### [Work to do]
Leave out the pictures and repeat the rest of the material exactly.

### [Given data]
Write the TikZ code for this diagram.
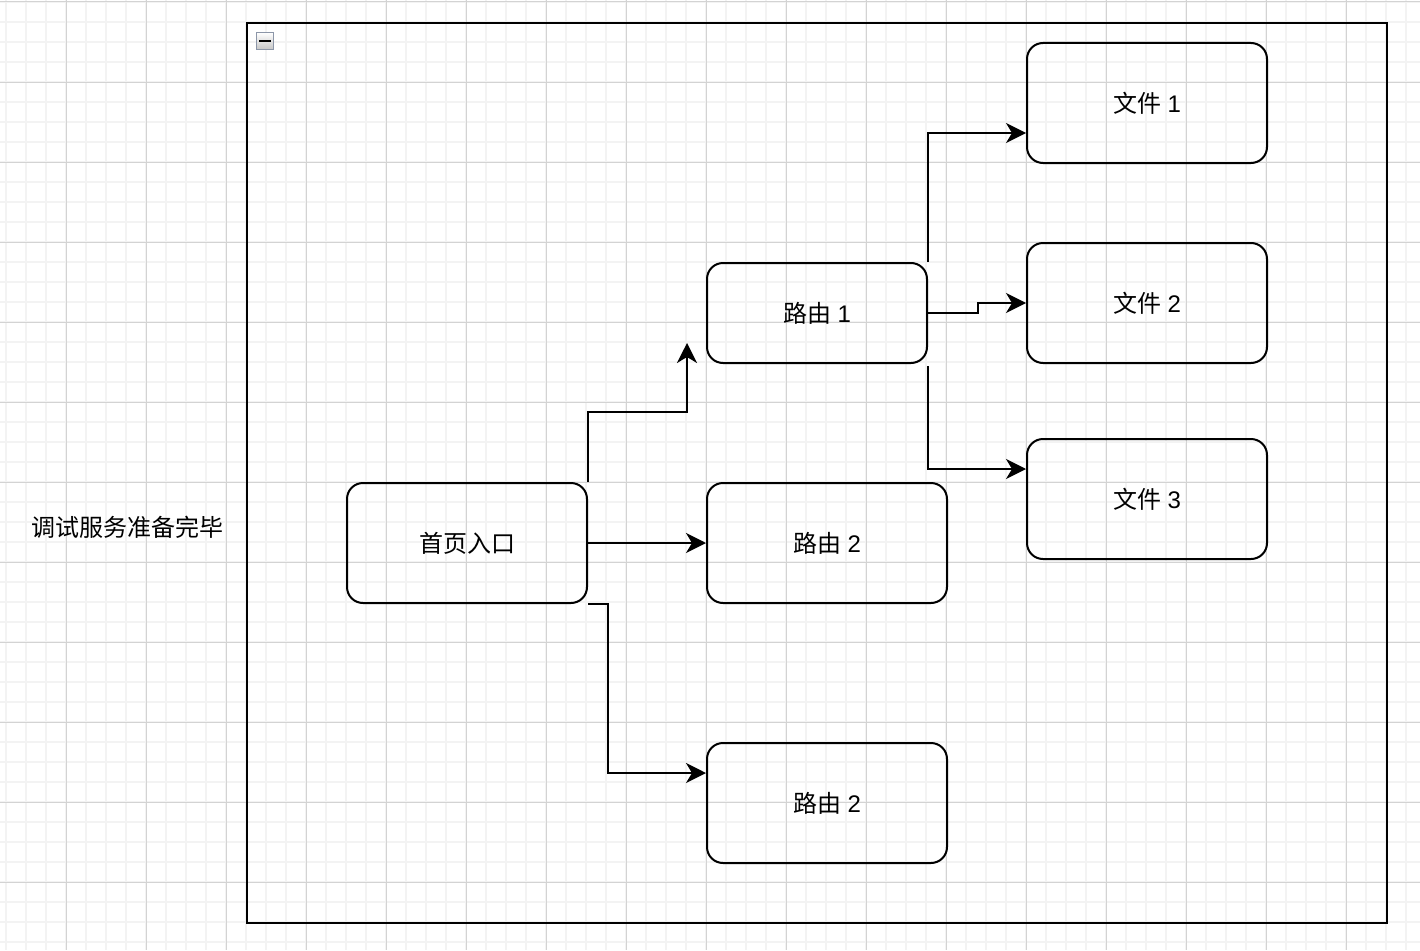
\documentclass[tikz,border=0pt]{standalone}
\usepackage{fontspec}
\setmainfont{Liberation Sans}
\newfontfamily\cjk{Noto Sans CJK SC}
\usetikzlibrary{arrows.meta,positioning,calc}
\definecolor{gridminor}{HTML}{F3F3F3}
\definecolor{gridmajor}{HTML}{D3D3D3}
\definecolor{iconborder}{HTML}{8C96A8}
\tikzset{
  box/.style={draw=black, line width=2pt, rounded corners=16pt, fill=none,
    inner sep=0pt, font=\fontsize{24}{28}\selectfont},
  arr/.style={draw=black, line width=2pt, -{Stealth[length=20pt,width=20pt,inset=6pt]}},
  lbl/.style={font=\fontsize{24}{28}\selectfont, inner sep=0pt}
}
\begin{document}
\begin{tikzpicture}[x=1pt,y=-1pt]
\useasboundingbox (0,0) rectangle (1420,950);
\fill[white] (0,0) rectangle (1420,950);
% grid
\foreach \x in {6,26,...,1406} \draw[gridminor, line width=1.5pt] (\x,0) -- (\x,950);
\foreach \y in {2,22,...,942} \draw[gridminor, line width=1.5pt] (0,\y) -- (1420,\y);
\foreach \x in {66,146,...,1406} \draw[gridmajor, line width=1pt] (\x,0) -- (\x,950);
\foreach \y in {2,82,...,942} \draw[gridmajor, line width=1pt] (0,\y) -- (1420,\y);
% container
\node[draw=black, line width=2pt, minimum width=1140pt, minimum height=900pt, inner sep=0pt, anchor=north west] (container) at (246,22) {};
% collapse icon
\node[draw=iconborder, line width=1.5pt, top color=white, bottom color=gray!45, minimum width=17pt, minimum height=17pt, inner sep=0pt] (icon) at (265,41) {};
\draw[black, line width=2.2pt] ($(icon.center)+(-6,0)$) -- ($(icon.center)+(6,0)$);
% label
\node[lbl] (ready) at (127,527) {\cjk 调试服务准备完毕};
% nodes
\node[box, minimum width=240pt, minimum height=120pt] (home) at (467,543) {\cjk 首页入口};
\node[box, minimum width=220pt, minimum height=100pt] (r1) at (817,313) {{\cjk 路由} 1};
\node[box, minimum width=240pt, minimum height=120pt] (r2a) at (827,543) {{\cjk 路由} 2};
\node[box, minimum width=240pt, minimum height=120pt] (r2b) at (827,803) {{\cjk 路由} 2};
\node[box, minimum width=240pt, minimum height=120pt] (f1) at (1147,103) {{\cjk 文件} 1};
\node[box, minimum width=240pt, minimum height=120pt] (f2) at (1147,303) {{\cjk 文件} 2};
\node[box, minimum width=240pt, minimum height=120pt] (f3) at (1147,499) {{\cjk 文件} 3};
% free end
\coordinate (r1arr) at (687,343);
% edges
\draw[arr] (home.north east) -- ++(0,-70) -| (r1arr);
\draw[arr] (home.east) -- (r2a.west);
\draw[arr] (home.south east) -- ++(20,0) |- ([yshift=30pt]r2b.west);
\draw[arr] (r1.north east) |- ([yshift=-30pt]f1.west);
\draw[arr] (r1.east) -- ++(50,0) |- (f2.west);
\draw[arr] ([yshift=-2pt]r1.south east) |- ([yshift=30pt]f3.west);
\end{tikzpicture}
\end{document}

### [Output]
Write the TikZ code for this diagram.
\documentclass[tikz,border=0pt]{standalone}
\usepackage{fontspec}
\setmainfont{Liberation Sans}
\newfontfamily\cjk{Noto Sans CJK SC}
\usetikzlibrary{arrows.meta,positioning,calc}
\definecolor{gridminor}{HTML}{F3F3F3}
\definecolor{gridmajor}{HTML}{D3D3D3}
\definecolor{iconborder}{HTML}{8C96A8}
\tikzset{
  box/.style={draw=black, line width=2pt, rounded corners=16pt, fill=none,
    inner sep=0pt, font=\fontsize{24}{28}\selectfont},
  arr/.style={draw=black, line width=2pt, -{Stealth[length=20pt,width=20pt,inset=6pt]}},
  lbl/.style={font=\fontsize{24}{28}\selectfont, inner sep=0pt}
}
\begin{document}
\begin{tikzpicture}[x=1pt,y=-1pt]
\useasboundingbox (0,0) rectangle (1420,950);
\fill[white] (0,0) rectangle (1420,950);
% grid
\foreach \x in {6,26,...,1406} \draw[gridminor, line width=1.5pt] (\x,0) -- (\x,950);
\foreach \y in {2,22,...,942} \draw[gridminor, line width=1.5pt] (0,\y) -- (1420,\y);
\foreach \x in {66,146,...,1406} \draw[gridmajor, line width=1pt] (\x,0) -- (\x,950);
\foreach \y in {2,82,...,942} \draw[gridmajor, line width=1pt] (0,\y) -- (1420,\y);
% container
\node[draw=black, line width=2pt, minimum width=1140pt, minimum height=900pt, inner sep=0pt, anchor=north west] (container) at (246,22) {};
% collapse icon
\node[draw=iconborder, line width=1.5pt, top color=white, bottom color=gray!45, minimum width=17pt, minimum height=17pt, inner sep=0pt] (icon) at (265,41) {};
\draw[black, line width=2.2pt] ($(icon.center)+(-6,0)$) -- ($(icon.center)+(6,0)$);
% label
\node[lbl] (ready) at (127,527) {\cjk 调试服务准备完毕};
% nodes
\node[box, minimum width=240pt, minimum height=120pt] (home) at (467,543) {\cjk 首页入口};
\node[box, minimum width=220pt, minimum height=100pt] (r1) at (817,313) {{\cjk 路由} 1};
\node[box, minimum width=240pt, minimum height=120pt] (r2a) at (827,543) {{\cjk 路由} 2};
\node[box, minimum width=240pt, minimum height=120pt] (r2b) at (827,803) {{\cjk 路由} 2};
\node[box, minimum width=240pt, minimum height=120pt] (f1) at (1147,103) {{\cjk 文件} 1};
\node[box, minimum width=240pt, minimum height=120pt] (f2) at (1147,303) {{\cjk 文件} 2};
\node[box, minimum width=240pt, minimum height=120pt] (f3) at (1147,499) {{\cjk 文件} 3};
% free end
\coordinate (r1arr) at (687,343);
% edges
\draw[arr] (home.north east) -- ++(0,-70) -| (r1arr);
\draw[arr] (home.east) -- (r2a.west);
\draw[arr] (home.south east) -- ++(20,0) |- ([yshift=30pt]r2b.west);
\draw[arr] (r1.north east) |- ([yshift=-30pt]f1.west);
\draw[arr] (r1.east) -- ++(50,0) |- (f2.west);
\draw[arr] ([yshift=-2pt]r1.south east) |- ([yshift=30pt]f3.west);
\end{tikzpicture}
\end{document}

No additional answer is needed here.